Por fim, há aqueles professores que, em relação aos alunos que estão no início do curso de Direito, partem do pressuposto que estes conhecem termos jurídicos (algumas até com conceitos mais complexos) e passam a divagar acerca de questões mais profundas, o que, sem dúvida, se traduz em equívoco e até pode desmotivar os que se estão iniciando na longa jornada jurídica. Triste e plúmbea realidade.
[1] Sobre o tema: GRAU. Eros R. Por que tenho medo dos juízes (a interpretação/aplicação do direito e os princípios). 7ª edição. São Paulo: Malheiros, 2016, p. 15. Em tempos cinzentos, a segurança jurídica está ficando escassa.
[2] O direito posto e o direito pressuposto. 3ª edição. São Paulo: Malheiros, 2000, p. 33. Grifos no original.
[3] Op. cit., p. 32. Grifos no texto original.
[4] O Positivismo Jurídico. Lições de Filosofia do Direito. São Paulo: Ícone Editora, 1999, p. 63.

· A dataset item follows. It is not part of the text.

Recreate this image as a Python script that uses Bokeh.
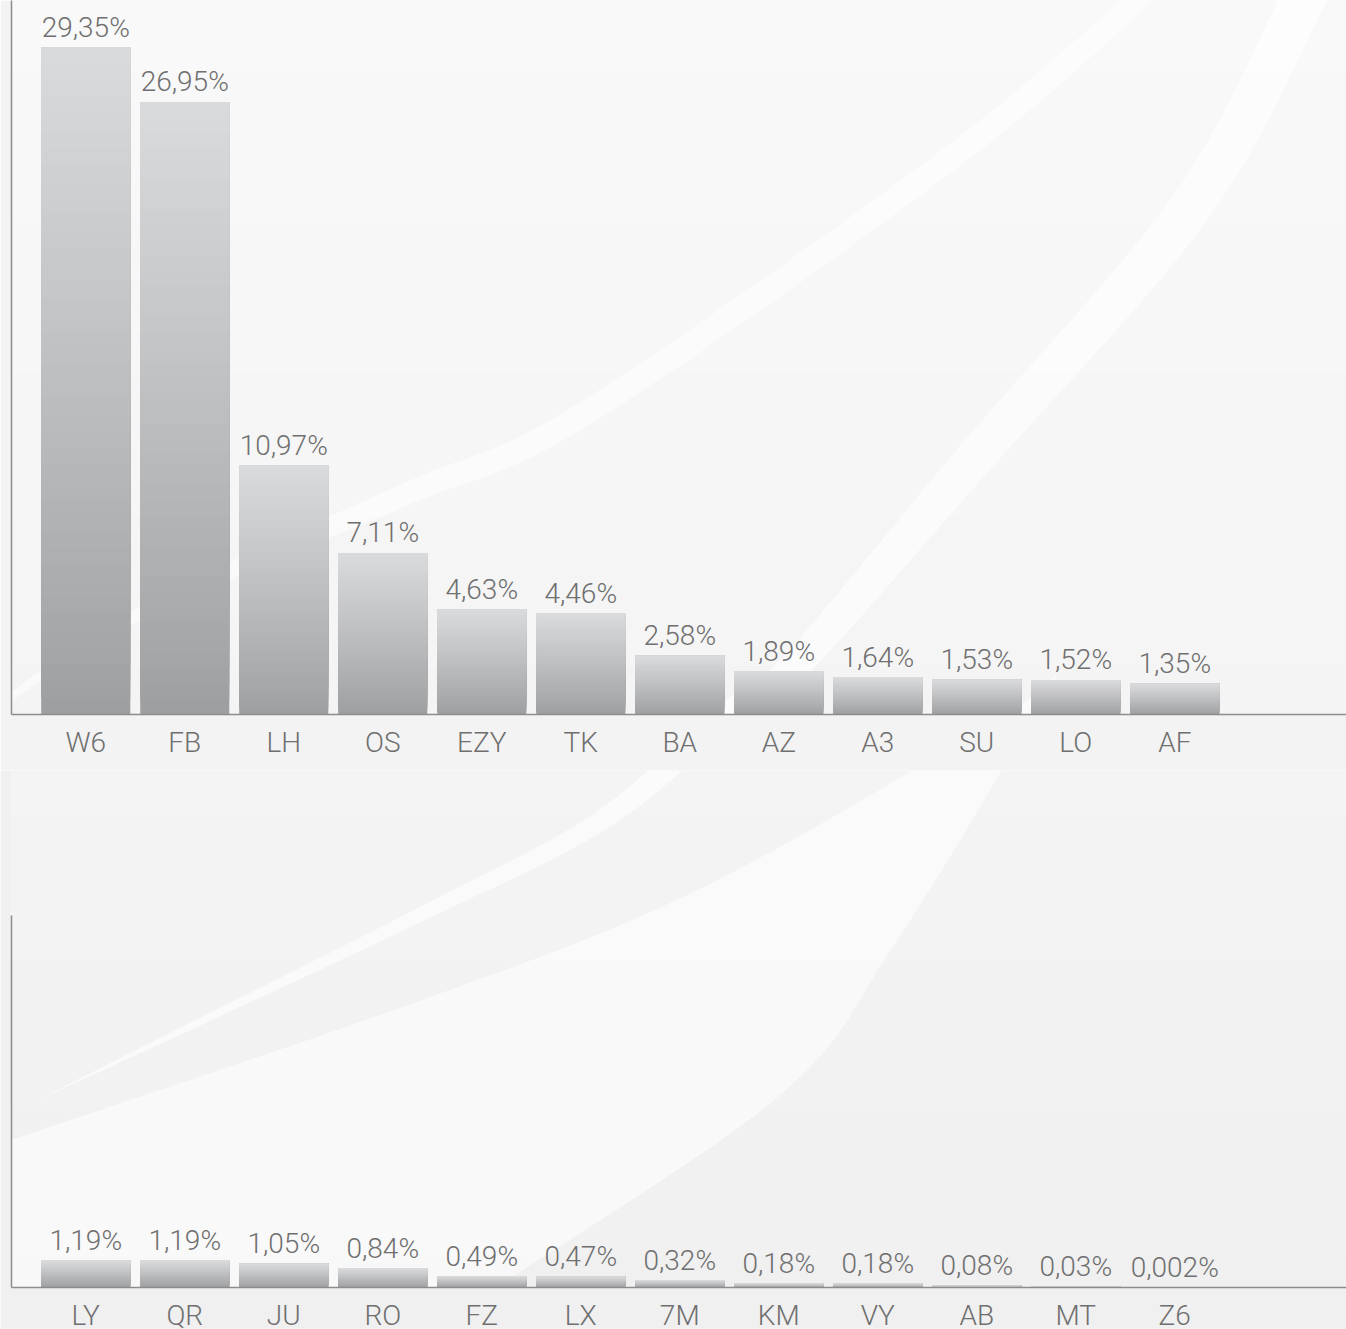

[5] Aristóteles distinguia entre o raciocínio dialético, que versa sobre o verossímil e serve para embasar decisões, e o analítico, que trata do necessário e sustenta demonstrações. Chaim Perelman, lógico e filósofo do direito belga, recupera essa formulação fundamental do pensamento aristotélico para situar o raciocínio jurídico no primeiro grupo, resultando na sua natureza argumentativa. COELHO, Fábio U. Roteiro de lógica jurídica. São Paulo: Saraiva, 4ª. Edição, 2001, p. 88.
[6] Hermenêutica jurídica e(m) crise. Uma exploração hermenêutica da construção do direito. 3ª edição. Porto Alegre: Livraria do Advogado Editora, 2001, p. 172.
[7] Vem à memória a célebre frase in claris cessat interpretatio. Como bem relembra Carlos Maximiliano, Ulpiano ensinou que embora claríssimo o edito do pretor, contudo não se deve descurar da interpretação respectiva. Hermenêutica e aplicação do direito. 18ª edição. Rio de Janeiro: Forense, 1998, p. 33.